Let Her Rip

A friend gives me her cast-offs. Last month, I scored a black leather jacket with unfortunate puffs over the shoulders. Think Linda Evans in Dynasty. The jacket is too nice to toss, but If I wear it, I’ll walk around yelling, “Blake, Blake! What’s wrong? Alexis, get away from him!” So, it’s been in purgatory for a few weeks now, draped over Old Dusty, my sewing machine.

Today, I pulled out the seam ripper. I know what you’re thinking.

When did this become a sewing blog?

Relax. I haven’t renamed Crisply SpokenThe Crafty Critter, but I did decide, sans sleeves, the jacket would make a fine vest.

I’ve been working on the same book for three and a half years. At eighteen months, the agent Donald Maass said something that exploded my brain.

You don’t write romance. You write satire. Here’s what you need to do.

I took the sleeves and body apart at the seams, pushed out the plot, added a few points of view, and connected the characters in ways I hadn’t imagined. For two years, I saved the good parts, splitting and splicing and refashioning them.

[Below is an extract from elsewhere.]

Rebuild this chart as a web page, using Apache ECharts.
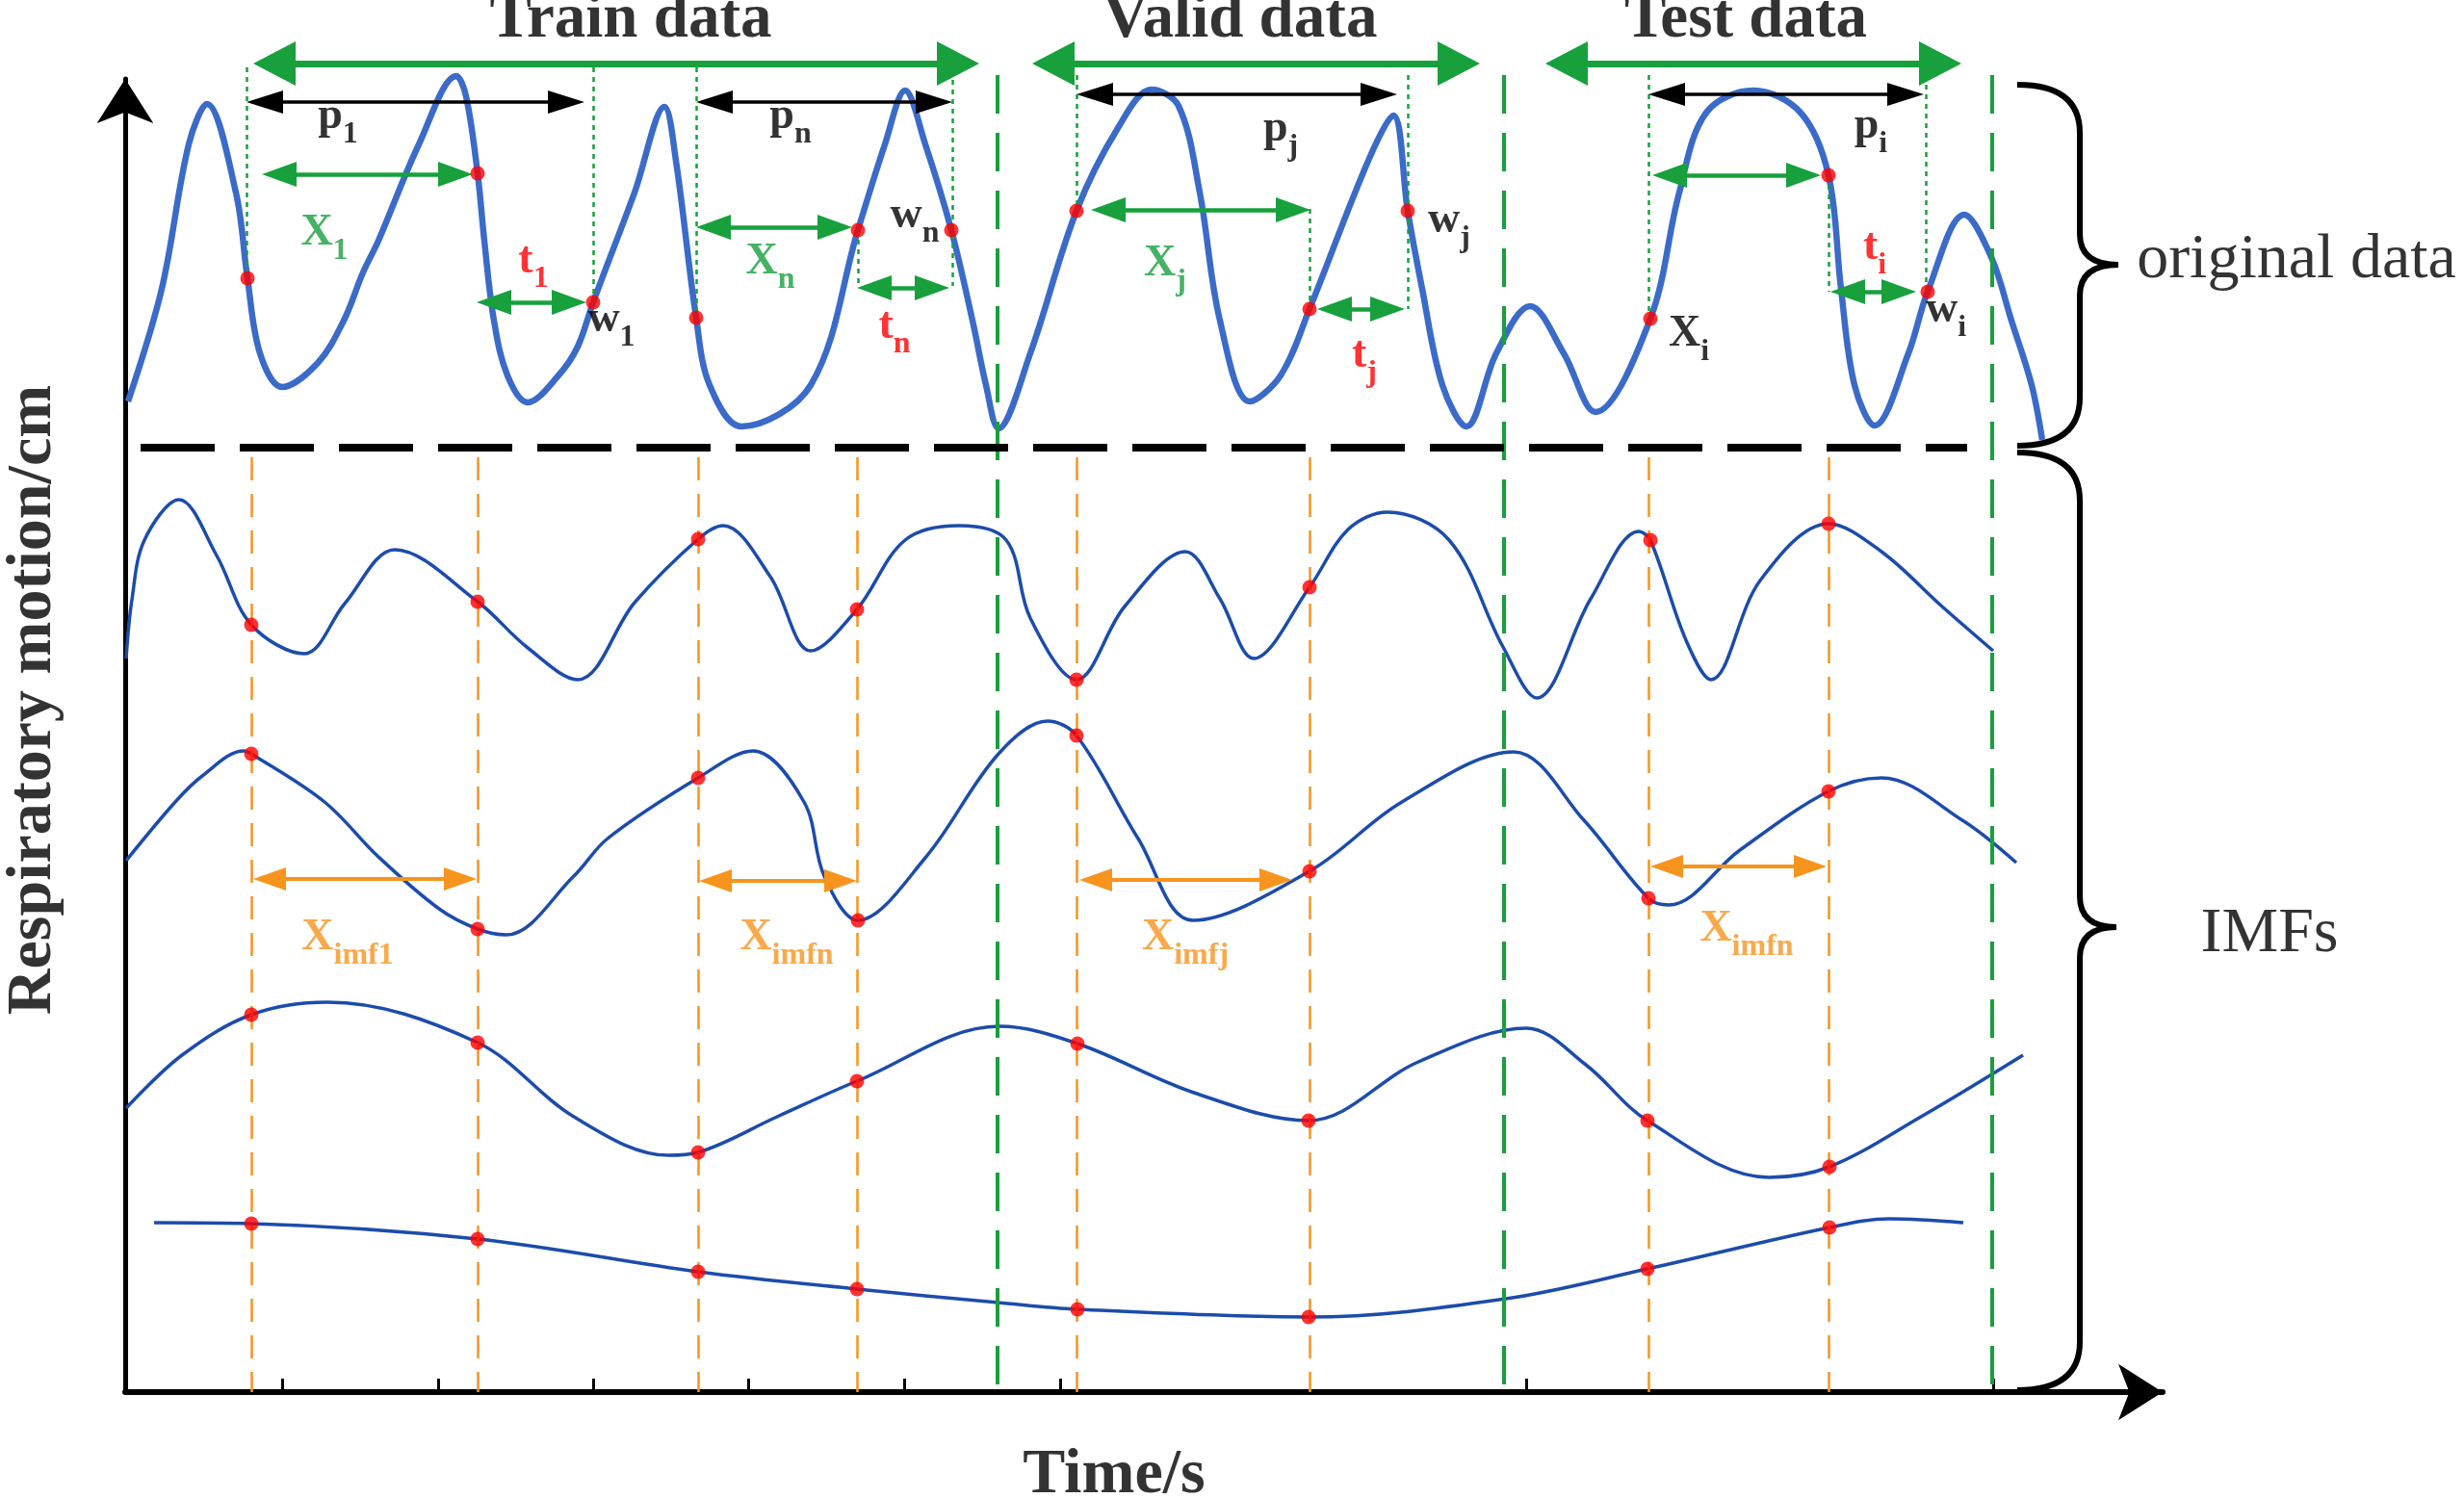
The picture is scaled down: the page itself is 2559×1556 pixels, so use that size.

Now, I have a vest instead of a jacket.


Wednesday Check-in

Schooled

Finished Lessons 15, 16, and 17 of Writing the Breakout Novel Workbook. 117 out of 591 tasks completed. I’m working on Lesson 18: Heightening turning points within scenes. It’s huge–twenty scenes. I’ve finished four. I can see my book change with every revision.

Land of Enchantment

I began typing the longhand copy. Whenever I get down about revisions, I open the notebook and try to read my own handwriting. A little eyestrain and I’m ready to go back to the other book. I’ve typed 2,000 words of the 60,000 word manuscript. I worried that I underestimated the word count. Not a chance. Every page is longer than I gave myself credit for during NANOWRIMO.

During the break, I read a craft book. Self-Editing for Fiction Writers: How to edit yourself into print by Renni Browne and Dave King. I confess that this was recommended long ago. I was afraid I’d go crazy if I started thinking about editing in the middle of story drafts. Wrong. This book is a must read. It answers all my questions and dumps bad advice where it belongs–in the trash. Buy it and read it. The book is a keeper.


Back to Work

I don’t make resolutions, but I do set goals. A year ago, I wrote these things on a 3×5 index card:

  • Tab SCHOOLED with Donald Maass workshop notes (Did it.)
  • Write O’Keeffe/Dickens paper. (I did the research.)
  • Rewrite SCHOOLED. (I finished lessons 1-14 and 34 of Writing the Breakout Novel Workbook.)
  • Create a comic throughline for three new books. (I did it for one new book.)
  • Choose one of the throughlines and create: a collage (Did it.), scene cards (Did it.), a rough draft in longhand (Did it!)

This year’s 3×5 looks like this:

For SCHOOLED:

  • Finish Lessons 15-33 of Writing the Breakout Novel Workbook.
  • Write a synopsis.
  • Clean, refine, and edit a final draft.
  • Query.

for LAND OF ENCHANTMENT:

  • Type it.
  • Write the second draft using the Breakout Novel Workbook, Lessons 1-34.
  • Write a synopsis.

Research FEARLESS and write a throughline.